More rode was let out, more momentum achieved, and finally, it broke free! Surfacing about 50 yards away was the snag. It was a small tree, complete with trunk and vestigial root structure, about 10-12 feet long.
I had just saved my $250.00 anchor, and all my rode. I sailed happily away, leaving the tree adrift.

Heading South, the morning winds died, but I was able to maintain headway with both sails catching what little breeze remained.
Hey, there’s another sailboat downlake, and squinting through the spyglass, I recognized another MacGregor with a mainsail marked “V25”.
Hi, Bob!

Frog Lady3

Frog Lady4

Along with him were his son and grandson, James and Robert. James was below for this photo.

Bobs aboard

He seemed to be making good time heading upwind, considering the shape of his sails. When we finally intercepted each other, I noticed his outboard was doing most of the work.
It seems that a masthead sheave was giving him problems, causing difficulties in raising his main properly. It looked as if his luff’s boltrope had shrunk. Something with his foresail was acting up, too.

Frog Lady2

Oh, well, at least you’re out enjoying the boat, eh?

As it was coming up on noontime, I suggested we check out the restaurant at Scorpion Bay Marina. We lunched on pulled chicken BBQ sandwiches, home fries and light beer, and a big ‘ol fried chicken sandwich and root beer for young Robert.

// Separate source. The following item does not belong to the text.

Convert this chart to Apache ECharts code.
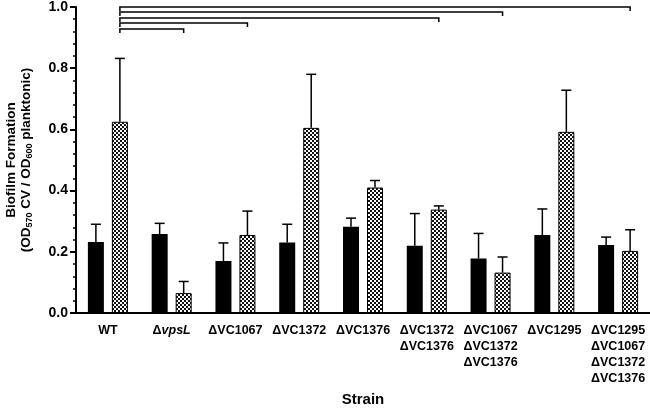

After lunch, we inspected each other’s boats, and then set out onto the lake again. The boys wanted to do some fishin’.
G’luck!

I neglected to get a shot of the “Black Scorpion” that was gracing the dock there at the restaurant. Looked like a 30-plus foot pirate ship, with a skeletal helmsman. It had eight cannons sticking their muzzles out, four per beam. Next time.

We both meandered uplake, Bob sticking to the Western shoreline, while I tacked across the lake. He was planning on anchoring out that evening, who knows where. Myself, I was figuring on Cole’s Wash again. I mean, what are the chances that I’d snag another tree?

Back up the wash, I anchored a little deeper upstream, fixed my dinner and kept an eye out for Bob and crew to join me for the night, but they were a no-show.
With the winds doing crazy stuff long about midnight again, I thought “What about Bob?” He only had one anchor, a slip-ring Danforth-type. It reminded me of my first time anchoring out on Lake Pleasant, and that memory is not a very pleasant one. Wind shifts and Danforths just don’t seem to get along very well, IMO.
Turns out, he had spent a sleepless night somewhere up the Agua Fria river.
I got two words for ya’, Bob. Manson Supreme. It’s the best money I’ve spent on a good night’s sleep aboard a boat. I’ll not enjoy the time I might have to cut it away, someday.

Day 4-

As I sailed back down the lake towards the ramp, about halfway there the winds turned limp. I was wondering what Phoenix traffic would be like, seeing as I would be hitting it about late afternoon. Not the best time, but “it is what it is”. Haul-out and tear-down, and hit the road by about 1500 hours.
Yep, not the best time at all.

Back in Tucson, the extreme cold spell we’ve had for the last few days, and the renovation of a rental, have prevented me from installing my latest improvements to the boat.

tiller pilot

That’s the Raymarine ST2000 tiller pilot, and like the anchor, a bit too big for my boat.